= Aim =
Search the data below for the string "Convert". Extract every line that contains it.
━━━━━ Supplied material ━━━━━
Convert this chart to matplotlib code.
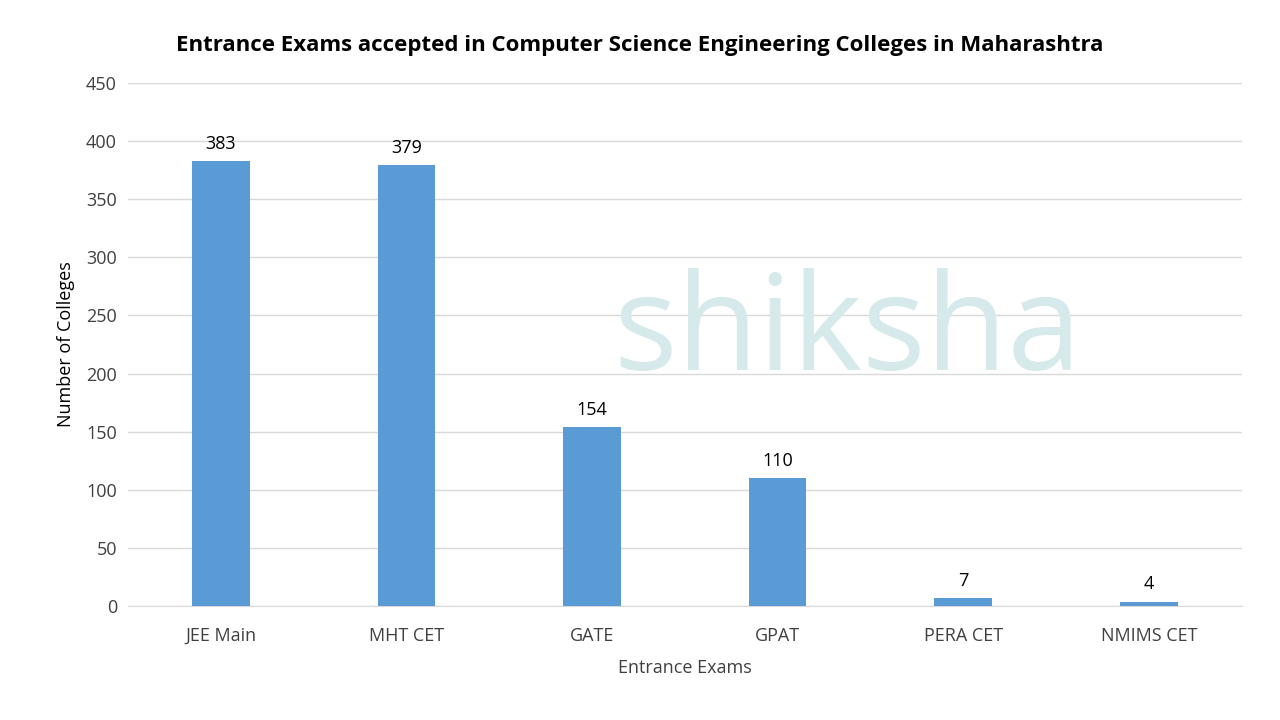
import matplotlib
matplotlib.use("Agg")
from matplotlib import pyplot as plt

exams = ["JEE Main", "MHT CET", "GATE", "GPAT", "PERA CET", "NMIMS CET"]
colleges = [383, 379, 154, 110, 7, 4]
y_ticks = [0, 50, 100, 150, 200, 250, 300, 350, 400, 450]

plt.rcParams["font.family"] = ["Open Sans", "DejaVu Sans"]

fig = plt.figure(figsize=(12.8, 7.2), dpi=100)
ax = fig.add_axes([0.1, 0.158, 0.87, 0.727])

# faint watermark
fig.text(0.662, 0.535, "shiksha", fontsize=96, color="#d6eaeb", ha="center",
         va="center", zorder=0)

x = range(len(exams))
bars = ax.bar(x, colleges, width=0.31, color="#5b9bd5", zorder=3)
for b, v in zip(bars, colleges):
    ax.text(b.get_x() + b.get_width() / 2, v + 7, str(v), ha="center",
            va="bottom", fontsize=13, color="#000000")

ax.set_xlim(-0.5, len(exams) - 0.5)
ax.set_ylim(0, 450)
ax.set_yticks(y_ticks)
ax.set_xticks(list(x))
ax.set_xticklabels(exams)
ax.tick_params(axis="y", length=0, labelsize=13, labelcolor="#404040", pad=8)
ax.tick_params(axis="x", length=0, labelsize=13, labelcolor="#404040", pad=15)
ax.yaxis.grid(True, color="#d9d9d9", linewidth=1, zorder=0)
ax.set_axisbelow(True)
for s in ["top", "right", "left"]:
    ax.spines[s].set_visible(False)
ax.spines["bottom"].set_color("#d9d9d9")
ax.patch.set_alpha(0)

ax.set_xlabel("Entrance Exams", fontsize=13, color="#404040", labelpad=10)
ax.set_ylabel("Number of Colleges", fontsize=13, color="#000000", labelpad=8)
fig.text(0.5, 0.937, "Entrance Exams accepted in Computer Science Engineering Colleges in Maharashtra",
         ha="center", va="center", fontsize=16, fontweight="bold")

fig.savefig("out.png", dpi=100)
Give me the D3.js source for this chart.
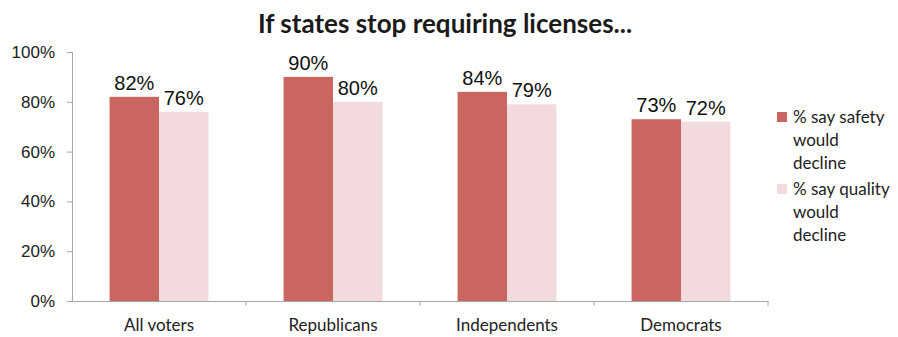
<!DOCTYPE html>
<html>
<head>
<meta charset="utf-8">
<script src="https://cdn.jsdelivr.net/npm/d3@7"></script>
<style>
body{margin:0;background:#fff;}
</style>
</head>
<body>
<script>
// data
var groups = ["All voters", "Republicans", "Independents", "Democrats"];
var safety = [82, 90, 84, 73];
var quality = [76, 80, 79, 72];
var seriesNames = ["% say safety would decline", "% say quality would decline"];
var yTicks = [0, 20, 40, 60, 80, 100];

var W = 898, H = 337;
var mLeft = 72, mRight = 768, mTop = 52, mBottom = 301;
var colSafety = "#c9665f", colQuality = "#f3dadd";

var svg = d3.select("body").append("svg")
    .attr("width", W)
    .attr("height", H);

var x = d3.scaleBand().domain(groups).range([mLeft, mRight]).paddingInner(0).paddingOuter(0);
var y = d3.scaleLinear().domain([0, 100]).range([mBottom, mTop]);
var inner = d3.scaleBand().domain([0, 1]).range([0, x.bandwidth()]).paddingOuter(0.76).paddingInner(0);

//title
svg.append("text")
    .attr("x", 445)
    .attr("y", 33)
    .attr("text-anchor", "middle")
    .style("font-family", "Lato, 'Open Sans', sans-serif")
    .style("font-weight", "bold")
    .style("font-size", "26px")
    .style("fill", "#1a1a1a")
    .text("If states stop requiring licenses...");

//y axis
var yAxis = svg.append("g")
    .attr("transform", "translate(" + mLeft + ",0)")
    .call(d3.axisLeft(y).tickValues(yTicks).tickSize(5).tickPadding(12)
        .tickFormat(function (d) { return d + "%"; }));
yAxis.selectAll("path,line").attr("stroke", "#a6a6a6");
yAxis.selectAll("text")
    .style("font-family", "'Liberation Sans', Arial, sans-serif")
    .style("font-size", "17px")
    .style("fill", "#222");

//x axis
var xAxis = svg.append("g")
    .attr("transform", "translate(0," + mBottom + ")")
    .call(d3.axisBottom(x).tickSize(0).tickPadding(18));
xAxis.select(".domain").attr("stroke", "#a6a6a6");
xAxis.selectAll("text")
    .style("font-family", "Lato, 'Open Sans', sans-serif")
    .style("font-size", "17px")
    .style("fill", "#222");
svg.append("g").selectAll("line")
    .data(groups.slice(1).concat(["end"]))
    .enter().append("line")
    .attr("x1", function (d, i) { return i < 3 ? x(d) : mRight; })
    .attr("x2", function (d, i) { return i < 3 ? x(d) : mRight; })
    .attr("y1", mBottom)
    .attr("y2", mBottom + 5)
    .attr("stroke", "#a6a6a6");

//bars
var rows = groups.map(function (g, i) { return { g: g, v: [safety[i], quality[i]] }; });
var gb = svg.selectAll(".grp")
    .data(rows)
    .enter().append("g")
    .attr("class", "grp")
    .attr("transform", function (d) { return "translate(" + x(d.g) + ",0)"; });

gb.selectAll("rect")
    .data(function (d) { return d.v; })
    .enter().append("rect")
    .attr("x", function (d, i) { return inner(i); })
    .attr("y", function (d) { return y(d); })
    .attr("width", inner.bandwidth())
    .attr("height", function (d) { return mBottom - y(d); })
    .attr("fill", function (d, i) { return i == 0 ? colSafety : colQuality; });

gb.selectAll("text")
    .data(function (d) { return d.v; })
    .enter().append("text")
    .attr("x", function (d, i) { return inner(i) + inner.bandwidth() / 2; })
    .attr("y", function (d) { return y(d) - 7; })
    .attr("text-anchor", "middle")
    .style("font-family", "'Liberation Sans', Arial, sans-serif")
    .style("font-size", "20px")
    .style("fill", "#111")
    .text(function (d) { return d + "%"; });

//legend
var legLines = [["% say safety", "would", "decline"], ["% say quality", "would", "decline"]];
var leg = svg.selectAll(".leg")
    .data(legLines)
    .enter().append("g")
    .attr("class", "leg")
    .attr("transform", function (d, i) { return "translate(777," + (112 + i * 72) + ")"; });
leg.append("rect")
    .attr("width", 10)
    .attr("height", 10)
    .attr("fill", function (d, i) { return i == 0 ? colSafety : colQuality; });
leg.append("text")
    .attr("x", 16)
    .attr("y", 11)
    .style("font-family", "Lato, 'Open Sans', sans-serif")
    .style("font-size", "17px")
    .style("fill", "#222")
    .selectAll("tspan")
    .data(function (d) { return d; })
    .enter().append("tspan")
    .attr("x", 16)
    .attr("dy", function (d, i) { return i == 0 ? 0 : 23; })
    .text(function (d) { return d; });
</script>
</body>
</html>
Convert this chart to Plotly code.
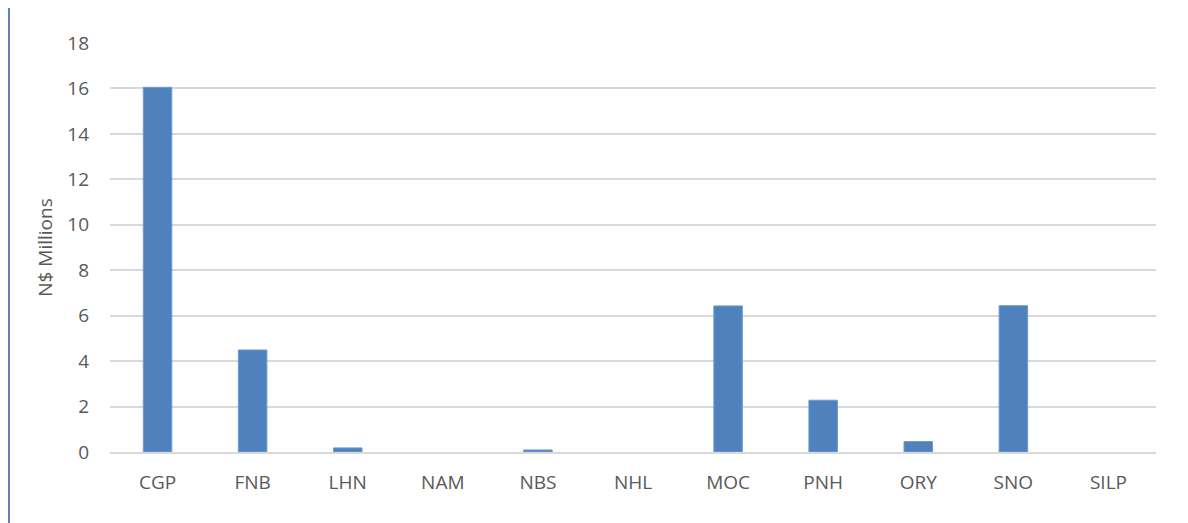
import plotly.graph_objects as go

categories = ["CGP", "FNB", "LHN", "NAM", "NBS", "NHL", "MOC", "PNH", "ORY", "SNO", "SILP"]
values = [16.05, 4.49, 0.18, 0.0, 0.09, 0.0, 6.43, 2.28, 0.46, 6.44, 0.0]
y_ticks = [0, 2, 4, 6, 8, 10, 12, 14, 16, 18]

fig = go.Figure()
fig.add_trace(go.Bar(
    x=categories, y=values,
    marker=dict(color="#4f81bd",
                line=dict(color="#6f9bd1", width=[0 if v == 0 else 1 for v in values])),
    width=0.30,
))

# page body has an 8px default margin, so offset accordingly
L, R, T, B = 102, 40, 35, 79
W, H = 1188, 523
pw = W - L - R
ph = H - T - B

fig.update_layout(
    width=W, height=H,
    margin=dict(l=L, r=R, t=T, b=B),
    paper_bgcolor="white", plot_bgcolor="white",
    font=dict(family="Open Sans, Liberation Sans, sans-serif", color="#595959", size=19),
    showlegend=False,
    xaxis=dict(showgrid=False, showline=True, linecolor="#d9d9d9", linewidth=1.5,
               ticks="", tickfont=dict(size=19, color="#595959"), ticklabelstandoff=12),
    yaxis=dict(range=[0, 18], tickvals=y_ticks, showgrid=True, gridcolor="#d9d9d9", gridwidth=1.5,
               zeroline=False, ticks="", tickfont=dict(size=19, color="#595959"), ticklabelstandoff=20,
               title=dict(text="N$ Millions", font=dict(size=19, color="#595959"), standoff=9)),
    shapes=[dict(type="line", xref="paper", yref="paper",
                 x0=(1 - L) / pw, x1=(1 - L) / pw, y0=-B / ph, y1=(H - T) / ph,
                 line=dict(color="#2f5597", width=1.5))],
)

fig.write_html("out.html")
━━━━━
= Full answer =
Convert this chart to matplotlib code.
Convert this chart to Plotly code.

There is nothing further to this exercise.